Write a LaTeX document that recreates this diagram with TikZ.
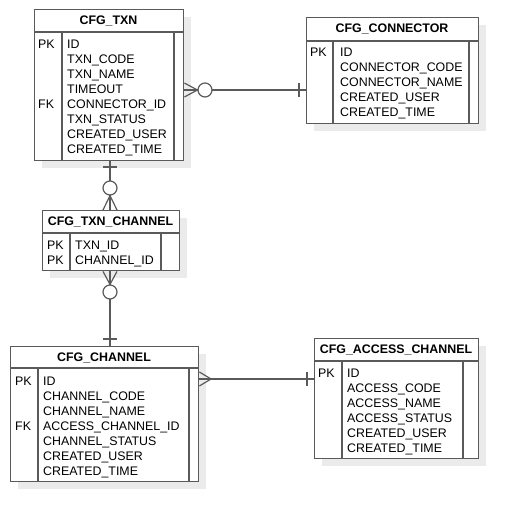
\documentclass[tikz,border=0pt]{standalone}
\usepackage{fontspec}
\setmainfont{Liberation Sans}
\usetikzlibrary{shadows}
\definecolor{linegray}{HTML}{5A5A5A}
\definecolor{shadowgray}{HTML}{EBEBEB}

\begin{document}
\begin{tikzpicture}[x=1pt, y=-1pt,
                    font=\fontsize{12.4}{15}\selectfont,
                    table/.style={draw=linegray, line width=1.4pt, fill=white, anchor=north west, inner sep=0pt,
                        drop shadow={shadow xshift=7pt, shadow yshift=-7pt, fill=shadowgray, opacity=1}},
                    rule/.style={draw=linegray, line width=1.4pt},
                    title/.style={font=\fontsize{12.4}{15}\selectfont\bfseries, anchor=base, inner sep=0pt},
                    cols/.style={align=left, anchor=north west, inner sep=0pt},
                    link/.style={draw=linegray, line width=1.2pt},
                    ring/.style={circle, draw=linegray, line width=1.2pt, fill=white, minimum size=14pt, inner sep=0pt}
                ]
    \useasboundingbox (0,0) rectangle (518,521);

    % CFG_TXN
    \node[table, minimum width=149pt, minimum height=151pt] (txn) at (34,9) {};
    \draw[rule] (34,32) -- (183,32) (62,32) -- (62,160) (174,32) -- (174,160);
    \node[title] (txn title) at (108.5,24.3) {CFG\_TXN};
    \node[cols] (txn keys) at (38,39.7) {PK\\~\\~\\~\\FK};
    \node[cols] (txn fields) at (67,39.7) {ID\\TXN\_CODE\\TXN\_NAME\\TIMEOUT\\CONNECTOR\_ID\\TXN\_STATUS\\CREATED\_USER\\CREATED\_TIME};

    % CFG_CONNECTOR
    \node[table, minimum width=172pt, minimum height=106pt] (connector) at (306,17) {};
    \draw[rule] (306,41) -- (478,41) (333,41) -- (333,123) (469,41) -- (469,123);
    \node[title] (connector title) at (392,33) {CFG\_CONNECTOR};
    \node[cols] (connector keys) at (310,48.1) {PK};
    \node[cols] (connector fields) at (340,48.1) {ID\\CONNECTOR\_CODE\\CONNECTOR\_NAME\\CREATED\_USER\\CREATED\_TIME};

    % CFG_TXN_CHANNEL
    \node[table, minimum width=137pt, minimum height=60pt] (txnchannel) at (42,210) {};
    \draw[rule] (42,233) -- (179,233) (70,233) -- (70,270) (161,233) -- (161,270);
    \node[title] (txnchannel title) at (110.5,225) {CFG\_TXN\_CHANNEL};
    \node[cols] (txnchannel keys) at (47,241.1) {PK\\PK};
    \node[cols] (txnchannel fields) at (75,241.1) {TXN\_ID\\CHANNEL\_ID};

    % CFG_CHANNEL
    \node[table, minimum width=188pt, minimum height=135pt] (channel) at (10,346) {};
    \draw[rule] (10,368) -- (198,368) (38,368) -- (38,481) (189,368) -- (189,481);
    \node[title] (channel title) at (104,361) {CFG\_CHANNEL};
    \node[cols] (channel keys) at (15,376.4) {PK\\~\\~\\FK};
    \node[cols] (channel fields) at (43,376.4) {ID\\CHANNEL\_CODE\\CHANNEL\_NAME\\ACCESS\_CHANNEL\_ID\\CHANNEL\_STATUS\\CREATED\_USER\\CREATED\_TIME};

    % CFG_ACCESS_CHANNEL
    \node[table, minimum width=164pt, minimum height=120pt] (access) at (314,338) {};
    \draw[rule] (314,361) -- (478,361) (342,361) -- (342,458) (463,361) -- (463,458);
    \node[title] (access title) at (396,353) {CFG\_ACCESS\_CHANNEL};
    \node[cols] (access keys) at (318,368.4) {PK};
    \node[cols] (access fields) at (347,368.4) {ID\\ACCESS\_CODE\\ACCESS\_NAME\\ACCESS\_STATUS\\CREATED\_USER\\CREATED\_TIME};

    % txn -- connector
    \draw[link] (txn.east |- 0,90) -- (connector.west |- 0,90);
    \node[ring] (r1) at (205,90) {};
    \draw[link] (txn.east |- 0,83) -- (r1.west) -- (txn.east |- 0,97);
    \draw[link] (299,83) -- (299,97);

    % txn -- txnchannel
    \draw[link] (110,0 |- txn.south) -- (110,0 |- txnchannel.north);
    \node[ring] (r2) at (110,188) {};
    \draw[link] (103,0 |- txnchannel.north) -- (r2.south) -- (117,0 |- txnchannel.north);
    \draw[link] (103,167) -- (117,167);

    % txnchannel -- channel
    \draw[link] (110,0 |- txnchannel.south) -- (110,0 |- channel.north);
    \node[ring] (r3) at (110,292) {};
    \draw[link] (103,0 |- txnchannel.south) -- (r3.north) -- (117,0 |- txnchannel.south);
    \draw[link] (103,339) -- (117,339);

    % channel -- access
    \draw[link] (channel.east |- 0,379) -- (access.west |- 0,379);
    \coordinate (foot4) at (211,379);
    \draw[link] (channel.east |- 0,372) -- (foot4) -- (channel.east |- 0,386);
    \draw[link] (307,372) -- (307,386);
\end{tikzpicture}
\end{document}
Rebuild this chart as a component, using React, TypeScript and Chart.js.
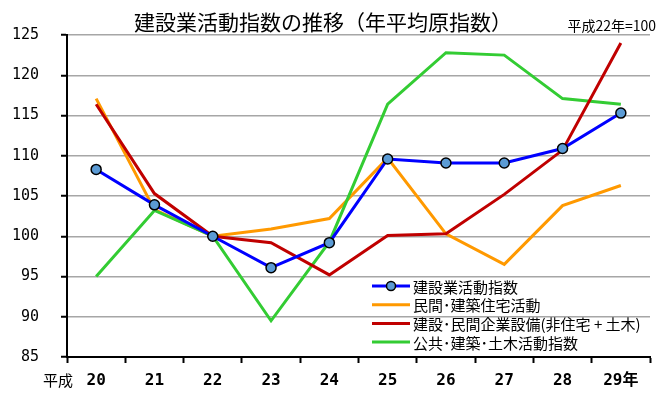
import React, { useEffect, useRef } from 'react';
import { Chart, registerables } from 'chart.js';

Chart.register(...registerables);

const categories = ['20', '21', '22', '23', '24', '25', '26', '27', '28', '29年'];
const constructionIndex = [108.3, 103.9, 100.0, 96.1, 99.2, 109.6, 109.1, 109.1, 110.9, 115.3];
const privateHousing = [117.1, 103.3, 100.0, 100.9, 102.2, 109.7, 100.3, 96.5, 103.8, 106.3];
const privateBusiness = [116.4, 105.3, 100.0, 99.2, 95.2, 100.1, 100.3, 105.2, 110.7, 124.0];
const publicWorks = [95.0, 103.2, 100.0, 89.5, 99.3, 116.4, 122.8, 122.5, 117.1, 116.4];

const seriesNames = [
  '建設業活動指数',
  '民間･建築住宅活動',
  '建設･民間企業設備(非住宅 + 土木)',
  '公共･建築･土木活動指数',
];
const seriesColors = ['#0000ff', '#ff9900', '#c00000', '#33cc33'];

const titleText = '建設業活動指数の推移（年平均原指数）';
const baseNote = '平成22年=100';
const eraLabel = '平成';

const JP = "'Noto Sans CJK JP', 'Noto Sans', sans-serif";
const MONO = "'DejaVu Sans Mono', 'Noto Sans CJK JP', monospace";

const overlay = {
  id: 'overlay',
  afterDraw(chart: any) {
    const ctx = chart.ctx as CanvasRenderingContext2D;
    ctx.save();
    ctx.fillStyle = '#000';
    // title
    ctx.font = `21px ${JP}`;
    ctx.textAlign = 'center';
    ctx.textBaseline = 'middle';
    ctx.fillText(titleText, 323, 22);
    // base note
    ctx.font = `14px ${JP}`;
    ctx.textAlign = 'right';
    ctx.fillText(baseNote, 656, 26);
    // era label
    ctx.font = `15px ${JP}`;
    ctx.textAlign = 'left';
    ctx.fillText(eraLabel, 43, 380);
    // legend
    ctx.font = `15px ${JP}`;
    ctx.textBaseline = 'middle';
    for (let i = 0; i < seriesNames.length; i++) {
      const y = 286 + i * 18.7;
      ctx.strokeStyle = seriesColors[i];
      ctx.lineWidth = 3;
      ctx.beginPath();
      ctx.moveTo(372, y);
      ctx.lineTo(410, y);
      ctx.stroke();
      if (i === 0) {
        ctx.beginPath();
        ctx.arc(391, y, 4.5, 0, Math.PI * 2);
        ctx.fillStyle = '#5b9bd5';
        ctx.fill();
        ctx.lineWidth = 1.5;
        ctx.strokeStyle = '#000';
        ctx.stroke();
      }
      ctx.fillStyle = '#000';
      ctx.fillText(seriesNames[i], 413, y + 1);
    }
    ctx.restore();
  },
};

export default function App() {
  const ref = useRef<HTMLCanvasElement>(null);
  useEffect(() => {
    const mk = (i: number, data: number[]) => ({
      label: seriesNames[i],
      data,
      borderColor: seriesColors[i],
      backgroundColor: seriesColors[i],
      borderWidth: 3,
      pointRadius: i === 0 ? 5 : 0,
      pointBackgroundColor: '#5b9bd5',
      pointBorderColor: '#000',
      pointBorderWidth: 1.5,
      tension: 0,
      fill: false,
    });
    const chart = new Chart(ref.current!, {
      type: 'line',
      data: {
        labels: categories,
        datasets: [
          mk(0, constructionIndex),
          mk(2, privateBusiness),
          mk(3, publicWorks),
          mk(1, privateHousing),
        ],
      },
      options: {
        animation: false,
        responsive: false,
        maintainAspectRatio: false,
        layout: { padding: { top: 35, right: 20, left: 0, bottom: 0 } },
        plugins: {
          legend: { display: false },
          title: { display: false },
          tooltip: { enabled: false },
        },
        scales: {
          x: {
            offset: true,
            grid: {
              offset: true,
              drawOnChartArea: false,
              drawTicks: true,
              tickLength: 6,
              tickColor: '#000',
              tickWidth: 2,
            },
            border: { color: '#000', width: 2 },
            ticks: {
              color: '#000',
              font: { family: MONO, size: 16, weight: 'bold' },
              padding: 8,
              maxRotation: 0,
              autoSkip: false,
            },
            afterFit: (s: any) => {
              s.height = 39;
            },
          },
          y: {
            min: 85,
            max: 125,
            ticks: {
              stepSize: 5,
              color: '#000',
              font: { family: MONO, size: 15 },
              padding: 22,
            },
            grid: {
              color: '#a6a6a6',
              lineWidth: 1.5,
              tickLength: 6,
              tickColor: '#000',
              tickWidth: 2,
            },
            border: { color: '#000', width: 2 },
            afterFit: (s: any) => {
              s.width = 67;
            },
          },
        },
      } as any,
      plugins: [overlay],
    });
    return () => chart.destroy();
  }, []);
  return (
    <div style={{ position: 'fixed', left: 0, top: 0, width: 670, height: 396, background: '#fff' }}>
      <canvas ref={ref} width={670} height={396} style={{ display: 'block' }} />
    </div>
  );
}
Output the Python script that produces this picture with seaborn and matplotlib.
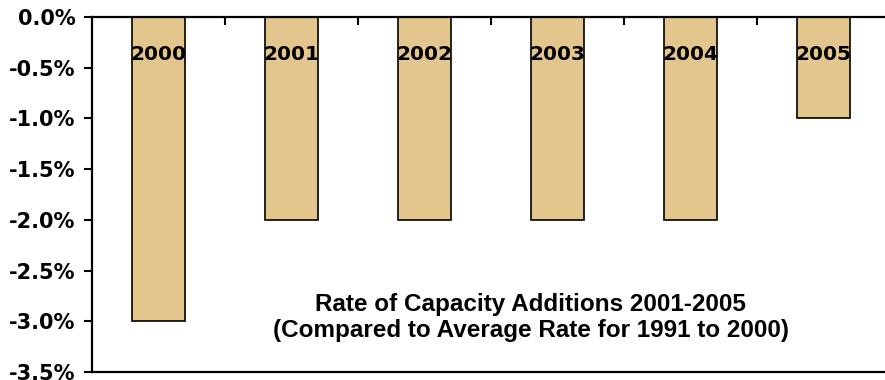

# # #

Direction
Omit all pictures and repeat exactly the lines from the one containing "Rebuild this chart" through the one containing "Sans Mono', 'Noto", ends included, with nothing added.

Expected answer
Rebuild this chart as a component, using React, TypeScript and Chart.js.
import React, { useEffect, useRef } from 'react';
import { Chart, registerables } from 'chart.js';

Chart.register(...registerables);

const categories = ['20', '21', '22', '23', '24', '25', '26', '27', '28', '29年'];
const constructionIndex = [108.3, 103.9, 100.0, 96.1, 99.2, 109.6, 109.1, 109.1, 110.9, 115.3];
const privateHousing = [117.1, 103.3, 100.0, 100.9, 102.2, 109.7, 100.3, 96.5, 103.8, 106.3];
const privateBusiness = [116.4, 105.3, 100.0, 99.2, 95.2, 100.1, 100.3, 105.2, 110.7, 124.0];
const publicWorks = [95.0, 103.2, 100.0, 89.5, 99.3, 116.4, 122.8, 122.5, 117.1, 116.4];

const seriesNames = [
  '建設業活動指数',
  '民間･建築住宅活動',
  '建設･民間企業設備(非住宅 + 土木)',
  '公共･建築･土木活動指数',
];
const seriesColors = ['#0000ff', '#ff9900', '#c00000', '#33cc33'];

const titleText = '建設業活動指数の推移（年平均原指数）';
const baseNote = '平成22年=100';
const eraLabel = '平成';

const JP = "'Noto Sans CJK JP', 'Noto Sans', sans-serif";
const MONO = "'DejaVu Sans Mono', 'Noto Sans CJK JP', monospace";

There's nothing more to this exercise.